What this task involves:
Reproduce the lines of the material exactly, excluding every image.

------------------------------------

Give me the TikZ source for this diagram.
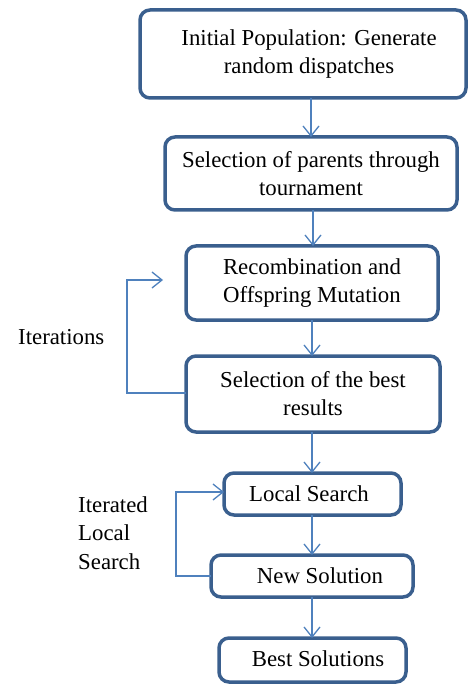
\documentclass[tikz,border=0pt]{standalone}
\usepackage{fontspec}
\setmainfont{Liberation Serif}
\usetikzlibrary{arrows.meta}
\definecolor{boxblue}{HTML}{3A5F8E}
\definecolor{linkblue}{HTML}{4F81BD}
\begin{document}
\begin{tikzpicture}[x=1pt,y=-1pt,
  stepbox/.style={draw=boxblue,line width=3.5pt,rounded corners=10pt,fill=white},
  lbl/.style={font=\fontsize{22.8}{28}\selectfont,align=center,inner sep=0pt},
  side/.style={font=\fontsize{22.8}{28}\selectfont,align=left,inner sep=0pt,anchor=west},
  link/.style={draw=linkblue,line width=1.3pt,-{Straight Barb[length=10pt,width=16pt,line width=1.3pt]}}
]
\useasboundingbox (0,0) rectangle (469,684);
% boxes
\draw[stepbox] (140,10) rectangle (466,98);
\node[lbl] (b1) at (309,54) {Initial Population: Generate\\random dispatches};
\coordinate (b1s) at (311,98);
\draw[stepbox] (165,137) rectangle (457,210);
\node[lbl] (b2) at (311,174) {Selection of parents through\\tournament};
\coordinate (b2n) at (311,137);
\coordinate (b2s) at (313,210);
\draw[stepbox] (186,246) rectangle (438,320);
\node[lbl] (b3) at (312,283) {Recombination and\\Offspring Mutation};
\coordinate (b3n) at (313,246);
\coordinate (b3s) at (312,320);
\draw[stepbox] (186,356) rectangle (440,432);
\node[lbl] (b4) at (313,394) {Selection of the best\\results};
\coordinate (b4n) at (312,356);
\coordinate (b4s) at (312,432);
\coordinate (b4w) at (186,393);
\draw[stepbox] (224,473) rectangle (401,515);
\node[lbl] (b5) at (309,494) {Local Search};
\coordinate (b5n) at (312,473);
\coordinate (b5s) at (312,515);
\coordinate (b5w) at (224,492);
\draw[stepbox] (211,555) rectangle (413,597);
\node[lbl] (b6) at (320,576) {New Solution};
\coordinate (b6n) at (312,555);
\coordinate (b6s) at (312,597);
\coordinate (b6w) at (211,576);
\draw[stepbox] (219,638) rectangle (406,682);
\node[lbl] (b7) at (318,659) {Best Solutions};
\coordinate (b7n) at (312,638);
% arrows
\draw[link] (b1s) -- (b2n);
\draw[link] (b2s) -- (b3n);
\draw[link] (b3s) -- (b4n);
\draw[link] (b4s) -- (b5n);
\draw[link] (b5s) -- (b6n);
\draw[link] (b6s) -- (b7n);
% loops
\coordinate (l1) at (163,280);
\draw[link] (b4w) -- (127,393) -- (127,280) -- (l1);
\draw[link] (b6w) -- (176,576) -- (176,492) -- (b5w);
% side labels
\node[side] (it) at (18,337) {Iterations};
\node[side,font=\fontsize{22.8}{28.5}\selectfont] (ils) at (78,533) {Iterated\\Local\\Search};
\end{tikzpicture}
\end{document}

------------------------------------

Answer:
Give me the TikZ source for this diagram.
\documentclass[tikz,border=0pt]{standalone}
\usepackage{fontspec}
\setmainfont{Liberation Serif}
\usetikzlibrary{arrows.meta}
\definecolor{boxblue}{HTML}{3A5F8E}
\definecolor{linkblue}{HTML}{4F81BD}
\begin{document}
\begin{tikzpicture}[x=1pt,y=-1pt,
  stepbox/.style={draw=boxblue,line width=3.5pt,rounded corners=10pt,fill=white},
  lbl/.style={font=\fontsize{22.8}{28}\selectfont,align=center,inner sep=0pt},
  side/.style={font=\fontsize{22.8}{28}\selectfont,align=left,inner sep=0pt,anchor=west},
  link/.style={draw=linkblue,line width=1.3pt,-{Straight Barb[length=10pt,width=16pt,line width=1.3pt]}}
]
\useasboundingbox (0,0) rectangle (469,684);
% boxes
\draw[stepbox] (140,10) rectangle (466,98);
\node[lbl] (b1) at (309,54) {Initial Population: Generate\\random dispatches};
\coordinate (b1s) at (311,98);
\draw[stepbox] (165,137) rectangle (457,210);
\node[lbl] (b2) at (311,174) {Selection of parents through\\tournament};
\coordinate (b2n) at (311,137);
\coordinate (b2s) at (313,210);
\draw[stepbox] (186,246) rectangle (438,320);
\node[lbl] (b3) at (312,283) {Recombination and\\Offspring Mutation};
\coordinate (b3n) at (313,246);
\coordinate (b3s) at (312,320);
\draw[stepbox] (186,356) rectangle (440,432);
\node[lbl] (b4) at (313,394) {Selection of the best\\results};
\coordinate (b4n) at (312,356);
\coordinate (b4s) at (312,432);
\coordinate (b4w) at (186,393);
\draw[stepbox] (224,473) rectangle (401,515);
\node[lbl] (b5) at (309,494) {Local Search};
\coordinate (b5n) at (312,473);
\coordinate (b5s) at (312,515);
\coordinate (b5w) at (224,492);
\draw[stepbox] (211,555) rectangle (413,597);
\node[lbl] (b6) at (320,576) {New Solution};
\coordinate (b6n) at (312,555);
\coordinate (b6s) at (312,597);
\coordinate (b6w) at (211,576);
\draw[stepbox] (219,638) rectangle (406,682);
\node[lbl] (b7) at (318,659) {Best Solutions};
\coordinate (b7n) at (312,638);
% arrows
\draw[link] (b1s) -- (b2n);
\draw[link] (b2s) -- (b3n);
\draw[link] (b3s) -- (b4n);
\draw[link] (b4s) -- (b5n);
\draw[link] (b5s) -- (b6n);
\draw[link] (b6s) -- (b7n);
% loops
\coordinate (l1) at (163,280);
\draw[link] (b4w) -- (127,393) -- (127,280) -- (l1);
\draw[link] (b6w) -- (176,576) -- (176,492) -- (b5w);
% side labels
\node[side] (it) at (18,337) {Iterations};
\node[side,font=\fontsize{22.8}{28.5}\selectfont] (ils) at (78,533) {Iterated\\Local\\Search};
\end{tikzpicture}
\end{document}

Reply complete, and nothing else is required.